La reacción del resto de economías mundiales no se ha hecho esperar. Siquiera para predisponer el tablero de futuras negociaciones que restablezcan el orden comercial internacional que está a punto de saltar por los aires, todos los principales actores han de reaccionar, cuando menos en igual medida. Es el abecé de la teoría de juegos, cuando no del sentido común o de la experiencia empírica.
Los valores de defensa del libre comercio internacional basado en la competencia objetiva, con sus claros resultados en términos de evolución en el bienestar trazable de las sociedades que así los practican, están perdiendo el liderazgo que los trajo hasta aquí, el norteamericano, con consecuencias hoy impredecibles.
A corto plazo, la inflación y pérdida de competitividad de Estados Unidos y la Unión Europea es más que probable, para regocijo de las economías emergentes, lideradas por China.
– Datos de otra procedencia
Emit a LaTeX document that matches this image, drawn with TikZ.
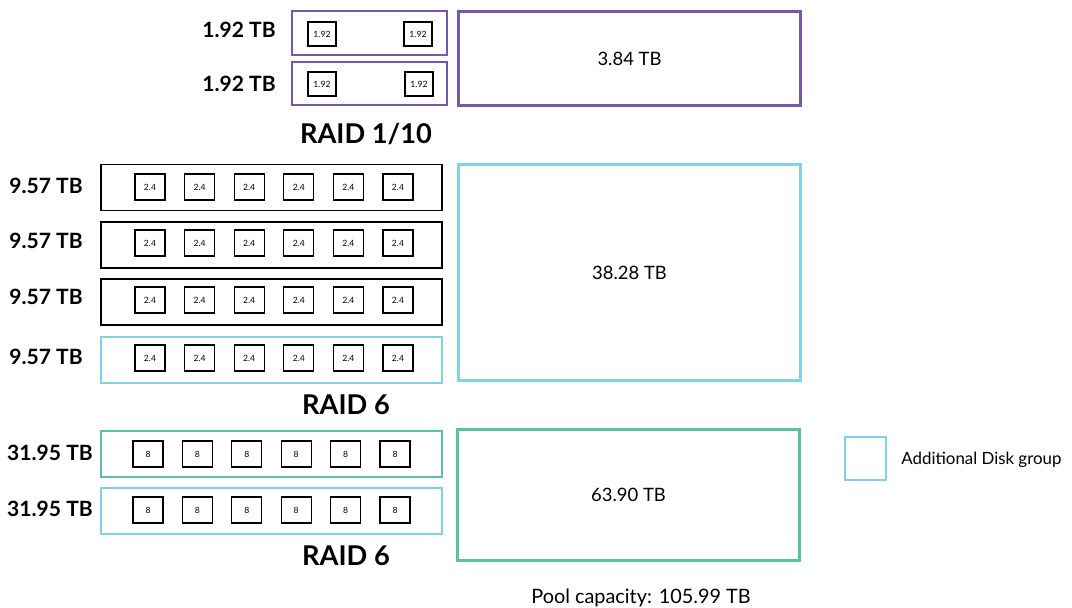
\documentclass[tikz,border=0pt]{standalone}
\usepackage{fontspec}
\setmainfont{Lato}
\definecolor{raidpurple}{HTML}{7758A8}
\definecolor{addblue}{HTML}{80D2E6}
\definecolor{raidgreen}{HTML}{5AC2A0}
\tikzset{
  group/.style={draw,line width=1.1pt,minimum width=6.82cm,minimum height=0.92cm,inner sep=0},
  pool/.style={draw,line width=1.7pt,minimum width=6.86cm,inner sep=0},
  disk/.style={draw,line width=0.7pt,minimum width=0.6cm,minimum height=0.52cm,inner sep=0,font=\fontsize{4.9}{5}\selectfont},
  size/.style={font=\bfseries\fontsize{12}{14}\selectfont},
  raid/.style={font=\bfseries\fontsize{15.5}{18}\selectfont},
  note/.style={font=\fontsize{10.5}{12}\selectfont}
}
\begin{document}
\begin{tikzpicture}[x=0.02cm, y=-0.02cm]
  \useasboundingbox (0,0) rectangle (1072,608);
  % RAID 1/10
  \node [group,raidpurple,minimum width=3.1cm,minimum height=0.88cm] (m1) at (369.5,33) {};
  \node [group,raidpurple,minimum width=3.1cm,minimum height=0.86cm] (m2) at (369.5,83.5) {};
  \node [disk,minimum width=0.56cm,minimum height=0.48cm] (m1a) at (322,34) {1.92};
  \node [disk,minimum width=0.56cm,minimum height=0.48cm] (m1b) at (418,34) {1.92};
  \node [disk,minimum width=0.56cm,minimum height=0.48cm] (m2a) at (322,84) {1.92};
  \node [disk,minimum width=0.56cm,minimum height=0.48cm] (m2b) at (419,84) {1.92};
  \node [size] (lm1) at (239,30) {1.92 TB};
  \node [size] (lm2) at (239,84) {1.92 TB};
  \node [raid] (r1) at (366,134) {RAID 1/10};
  \node [pool,raidpurple,minimum height=1.9cm] (p1) at (629.5,58.5) {};
  \node [note] (tp1) at (p1) {3.84 TB};
  % RAID 6 with 2.4 TB disks
  \node [group] (a1) at (271.5,187.5) {};
  \node [group] (a2) at (271.5,245) {};
  \node [group] (a3) at (271.5,302) {};
  \node [group,addblue] (a4) at (271.5,360) {};
  \foreach \r/\y in {1/187,2/243,3/300,4/358}
    \foreach \i in {0,...,5}
      \node [disk] (a\r d\i) at (150+49.6*\i,\y) {2.4};
  \node [size] (la1) at (46,186) {9.57 TB};
  \node [size] (la2) at (46,241) {9.57 TB};
  \node [size] (la3) at (46,297) {9.57 TB};
  \node [size] (la4) at (46,357) {9.57 TB};
  \node [raid] (r2) at (346,405) {RAID 6};
  \node [pool,addblue,minimum height=4.34cm] (p2) at (629.5,272.5) {};
  \node [note] (tp2) at (p2) {38.28 TB};
  % RAID 6 with 8 TB disks
  \node [group,raidgreen] (b1) at (271.5,454) {};
  \node [group,addblue] (b2) at (271.5,511) {};
  \foreach \r/\y in {1/454,2/510}
    \foreach \i in {0,...,5}
      \node [disk] (b\r d\i) at (148+49.4*\i,\y) {8};
  \node [size] (lb1) at (50,453) {31.95 TB};
  \node [size] (lb2) at (50,509) {31.95 TB};
  \node [raid] (r3) at (346,556) {RAID 6};
  \node [pool,raidgreen,minimum height=2.64cm] (p3) at (628.5,495) {};
  \node [note] (tp3) at (p3) {63.90 TB};
  % legend and total
  \node [draw,addblue,line width=1.3pt,minimum width=0.82cm,minimum height=0.86cm,inner sep=0] (key) at (865.5,458.5) {};
  \node [anchor=west,inner sep=0,font=\fontsize{9.6}{11}\selectfont] (keytext) at (901,460) {Additional Disk group};
  \node [note,font=\fontsize{11.3}{13}\selectfont] (total) at (641,598) {Pool capacity: 105.99 TB};
\end{tikzpicture}
\end{document}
La confianza de empresarios y consumidores saldrá dañada, y con ella la propensión de ambos colectivos a invertir y gastar, respectivamente. A largo plazo parece evidente que se consolidará una gobernanza mundial multipolar en la que habrá que reconstruir confianzas, seguridad jurídica y, con toda seguridad, una nueva institucionalidad internacional. Y las transiciones a tal escala pocas veces en la historia de la humanidad han sido estrictamente pacíficas, por ende. Parece que el divorcio entre liberales y conservadores, que era ya impostado, se está cristalizando a marchas forzadas en los últimos años, y de manera acelerada con la Administración Trump en los últimos meses. De facto, lo liberal fue en origen sinónimo de progreso, más allá de etiquetas partitocráticas. Estemos expectantes todos. Las bolsas ya vienen alertando prudencia, que tampoco en esta ocasión es mala consejera.